Hi Michael,

(This is intended as an individual contribution)

So I a bit thin on the TAPS context for your discussion her. However, the part
of the UDP rendezvous I have more familarity. 

So lets discuss this from the context of ICE (RFC 8445) and especially with the
Trickle (https://datatracker.ietf.org/doc/draft-ietf-ice-trickle/) and PAC (
https://datatracker.ietf.org/doc/draft-ietf-ice-pac/) extensions. 

You maybe also have to consider if the interface needs to cater for rendezvous
servers and such protocols, like TURN (RFC8656) or HIP. These protocols
basically moves your UDP listener port to a relay server, i.e. you suddenly have
a UDP port with a address and port beyond the local host.

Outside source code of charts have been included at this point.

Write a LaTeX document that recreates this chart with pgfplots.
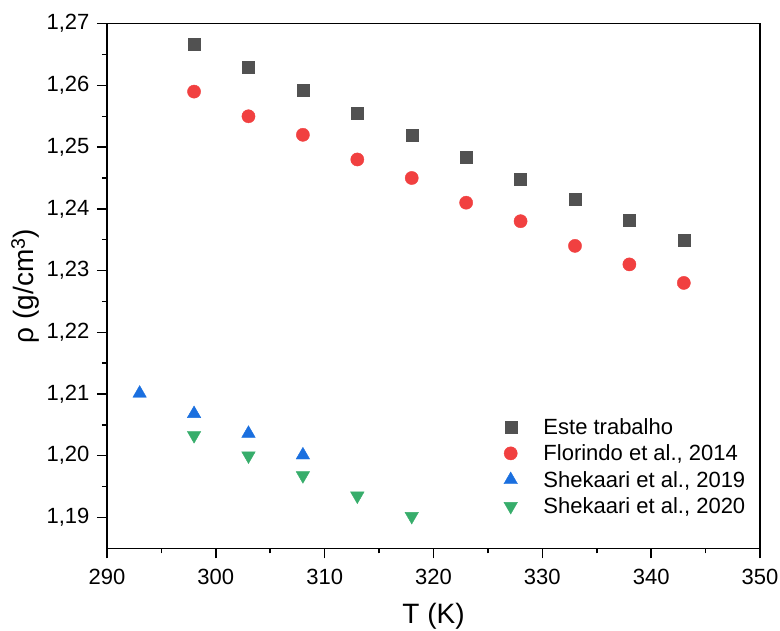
\documentclass[border=0pt]{standalone}
\usepackage{fontspec}
\setmainfont{Liberation Sans}
\usepackage{pgfplots}
\pgfplotsset{compat=1.18}
\definecolor{cgray}{HTML}{515151}
\definecolor{cred}{HTML}{F14040}
\definecolor{cblue}{HTML}{1A6FDF}
\definecolor{cgreen}{HTML}{37AD6B}
\begin{document}
\begin{tikzpicture}
\useasboundingbox (-107pt,-81.7pt) rectangle (673pt,548.3pt);
\begin{axis}[
  at={(0,0)}, anchor=south west,
  scale only axis, width=653pt, height=524.6pt,
  xmin=290, xmax=350, ymin=1.185, ymax=1.27,
  xtick={290,300,...,350},
  ytick={1.19,1.20,...,1.27},
  minor x tick num=1, minor y tick num=1,
  tick align=outside, xtick pos=bottom, ytick pos=left,
  major tick length=10pt, minor tick length=5pt,
  axis line style={line width=1.5pt},
  every tick/.style={black, line width=1.5pt},
  /pgf/number format/assume math mode=true,
  xticklabel style={font=\fontsize{22}{24}\selectfont, yshift=-7pt, /pgf/number format/1000 sep={}},
  yticklabel style={font=\fontsize{22}{24}\selectfont, xshift=-4pt, /pgf/number format/.cd, use comma, fixed, fixed zerofill, precision=2},
  xlabel={T (K)}, ylabel={ρ (g/cm\textsuperscript{3})},
  label style={font=\fontsize{28}{30}\selectfont},
  xlabel style={yshift=-12pt},
  legend style={draw=none, fill=none, at={(0.603,0.256)}, anchor=north west,
    font=\fontsize{22}{25}\selectfont, row sep=5pt, column sep=24pt},
  legend cell align=left,
  only marks,
]
\addplot[mark=square*, mark size=6pt, color=cgray] coordinates {
(298,1.2666) (303,1.2629) (308,1.2592) (313,1.2555) (318,1.2519)
(323,1.2483) (328,1.2448) (333,1.2415) (338,1.2381) (343,1.2349)};
\addlegendentry{Este trabalho}
\addplot[mark=*, mark size=6.6pt, color=cred] coordinates {
(298,1.259) (303,1.255) (308,1.252) (313,1.248) (318,1.245)
(323,1.241) (328,1.238) (333,1.234) (338,1.231) (343,1.228)};
\addlegendentry{Florindo et al., 2014}
\addplot[mark=triangle*, mark size=7.8pt, color=cblue] coordinates {
(293,1.2101) (298,1.2068) (303,1.2036) (308,1.2001)};
\addlegendentry{Shekaari et al., 2019}
\addplot[mark=triangle*, mark size=7.8pt, color=cgreen, mark options={rotate=180}] coordinates {
(298,1.2033) (303,1.2000) (308,1.1968) (313,1.1935) (318,1.1902)};
\addlegendentry{Shekaari et al., 2020}
\end{axis}
\end{tikzpicture}
\end{document}
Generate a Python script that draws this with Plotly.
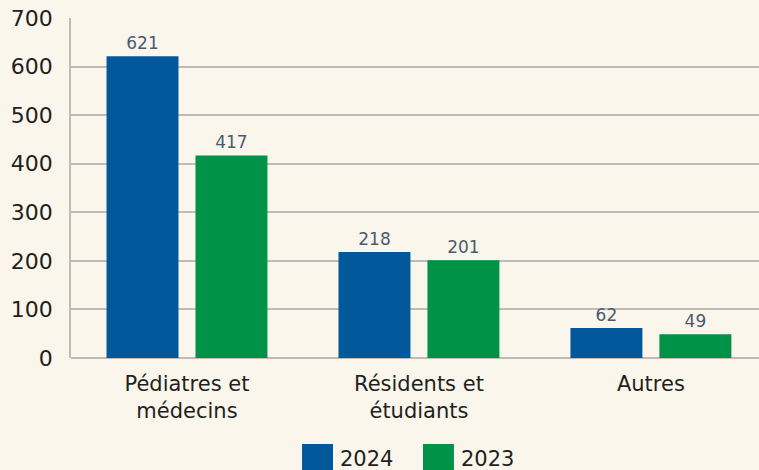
import plotly.graph_objects as go

categories = ["Pédiatres et<br>médecins", "Résidents et<br>étudiants", "Autres"]
series_names = ["2024", "2023"]
values_2024 = [621, 218, 62]
values_2023 = [417, 201, 49]
y_ticks = [0, 100, 200, 300, 400, 500, 600, 700]

colors = ["#03589B", "#009247"]
bg = "#FAF6EB"
text_dark = "#231F20"
label_color = "#4B5A70"
font_family = "'DejaVu Sans', sans-serif"

fig = go.Figure()
for name, vals, col in zip(series_names, [values_2024, values_2023], colors):
    fig.add_trace(go.Bar(
        x=categories, y=vals, name=name,
        marker=dict(color=col, line=dict(width=0)),
        text=[str(v) for v in vals], textposition="outside",
        textfont=dict(size=17, color=label_color, family=font_family),
        cliponaxis=False, showlegend=False,
    ))

fig.update_layout(
    width=759, height=470,
    paper_bgcolor=bg, plot_bgcolor=bg,
    margin=dict(l=71, r=0, t=18, b=112),
    barmode="group", bargap=0.233, bargroupgap=0.191,
    font=dict(family=font_family, color=text_dark, size=21),
    xaxis=dict(range=[-0.5, 2.466], showgrid=False, showline=False,
               tickfont=dict(size=21, color=text_dark), ticklabelstandoff=11,
               fixedrange=True),
    yaxis=dict(range=[0, 700], tickvals=y_ticks, showgrid=True,
               gridcolor="#BFBCB6", gridwidth=1.5,
               showline=True, linecolor="#BFBCB6", linewidth=1.5,
               zeroline=True, zerolinecolor="#BFBCB6", zerolinewidth=1.5,
               tickfont=dict(size=22, color=text_dark), ticklabelstandoff=12,
               fixedrange=True),
)

# Manual legend (large square swatches)
legend_x = [0.3358, 0.5116]
sw_w = 0.045
for name, col, lx in zip(series_names, colors, legend_x):
    fig.add_shape(type="rect", xref="paper", yref="paper",
                  x0=lx, x1=lx + sw_w, y0=-0.34, y1=-0.253,
                  fillcolor=col, line=dict(width=0))
    fig.add_annotation(xref="paper", yref="paper", x=lx + sw_w + 0.008, y=-0.297,
                       text=name, showarrow=False, xanchor="left", yanchor="middle",
                       font=dict(size=21, color=text_dark, family=font_family))

fig.write_html("out.html", config={"displayModeBar": False},
               post_script="document.body.style.margin='0';document.body.style.padding='0';document.body.style.overflow='hidden';")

I note that these
ports can have some filtering behaviour on them. For example TURN needs you to
send outgoing traffic towards the address + ports from where you like to receive
traffic. 

So an easy answer would be say that this is all application land, and then I
think you are throwing away a lot of the functionality of TAPS interface. As you
basically need one or more UDP sockets with a listener and tight sending
capability. 

However, if one actually like to have an interface that tries to do the best
here. Then one maybe like to have an API with baked in ICE functionality. Thus
requesting an UDP port with rendezvous capabilities would require configuring
STUN and TURN servers. The STUN and TURN server configuration would be to learn
the hosts server reflexive candidates and relay candidates. Then generating ICE
credentials, receive peer(s) credential, and a list of candidates (potentially
empty initially). And with Trickle your list of remote peer candidates will be
dynamically updated over time. It would also require asynchronous feedback
towards the application as the layer learn more candidates for reaching the
local application. I would also note that the timeout horizon for these
operations are a minimal of approximately 40 seconds and depending on candidate
additions etc it can grow to several minutes. 

There is also the mode when one would basically prepare a UDP port for
rendezvous, which would mean gathering candidates, establish relay server
candidates etc but simply hold waiting for remote candidates and during that
time maintain these candidates which requires periodic keep-alive messages. 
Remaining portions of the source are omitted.